Based on episodic information, good leadership as Administrator correlates with:

  • knowledge of aviation—when being asked to affirm or deny the decisions of the career staff, it helps to have an understanding of the activity being regulated. Soon after a new person is sworn in, it is not an unusual phenomena for a career executive to resurrect a personal pet project; some reference as to what works/does not work in aviation may forestall a bad idea. NOTE: there have been many able Administrators who have led well without years in aviation management;
  • ability to ask good questions—senior staffers present massive amounts of information; some Administrators felt that asking questions somehow demonstrated ignorance; much to the contrary, career employees find probing questions quite stimulating, sometimes the premise of the inquiry involves assumptions that were not considered;
  • ability to listen—leaders need not lead by instructing first; it is not presumed that he/she knows the answers; subordinates really appreciate when their ideas draw the attention of the Administrator and truly get energized when they hear the leader’s reasoning why (and why not) their initiative is accepted;
  • willingness to delegate — too many executives dilute their effectiveness by insisting that the “buck” always stops here; those who learn how and who to rely upon getting things done; establishing who can be trusted to do what when is something a great executive can either intuit or learn quickly;
  • knowledge how to manage the bosses—how and when should issues be brought to the Secretary; who on the DoT staff has the Secretary’s/Deputy Secretary’s/General Counsel’s/ Assistant Secretary ‘s ear and what is the best way to work an issue through the labyrinth of policy deciders;
  • comprehension of how bureaucracies and systems work—a common phenomenon is that a high-ranking officer from one of the services issues orders to the civilian staff and is shocked when it is not implemented; the career employees are used to systems that depend on written instructions and follow-ups; oral commands are not as routinely complied with as with military organizations. Follow-up matters are critical especially when so many of the senior staff have so many priorities;
  • understanding of the Congressional process/relations—being too difficult or easy in responding to the ordinary flow of requests from your friends on the Hill; when it may be necessary to say no and when a creative resolution to a request may be worth the risk;
  • conveying to the troops that you care—this may be a repetition of the listening ability, but an Administrator, who knows what goes on below the 10th floor, is more likely to inspire voluntary work by GS-10s in the bowels of the building; the human touch carries much weight;
  • charisma, energy, great ability to communicate (including the ability to repeat/reinforce core messages), humor, great memory for names and a host of other characteristics that create a bond between the leader and the 47,000 people in the agency.

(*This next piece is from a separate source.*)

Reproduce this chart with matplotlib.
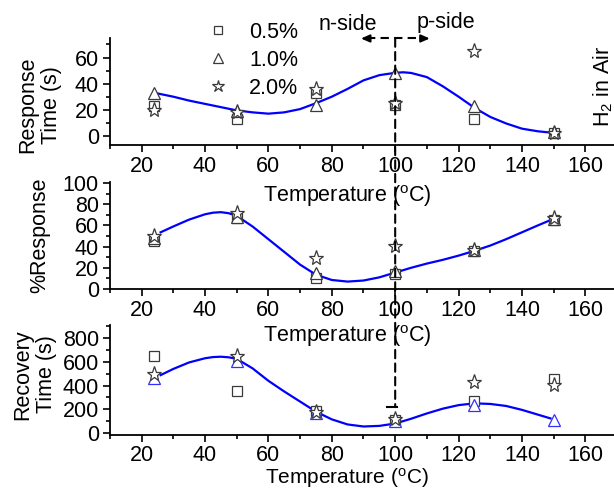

This lengthy litany of attributes makes it clear that no single leadership type is the formula for an FAA Administrator/leader. What clearly is discernible from this set of descriptions is that the person selected must have a skill set that can motivate a very large technical organization with many tasks and inordinate scrutiny. This is NOT a position where a Presidential Executive Office can repay a political favor; the safety mission demands a candidate with the highest level of skills and energy.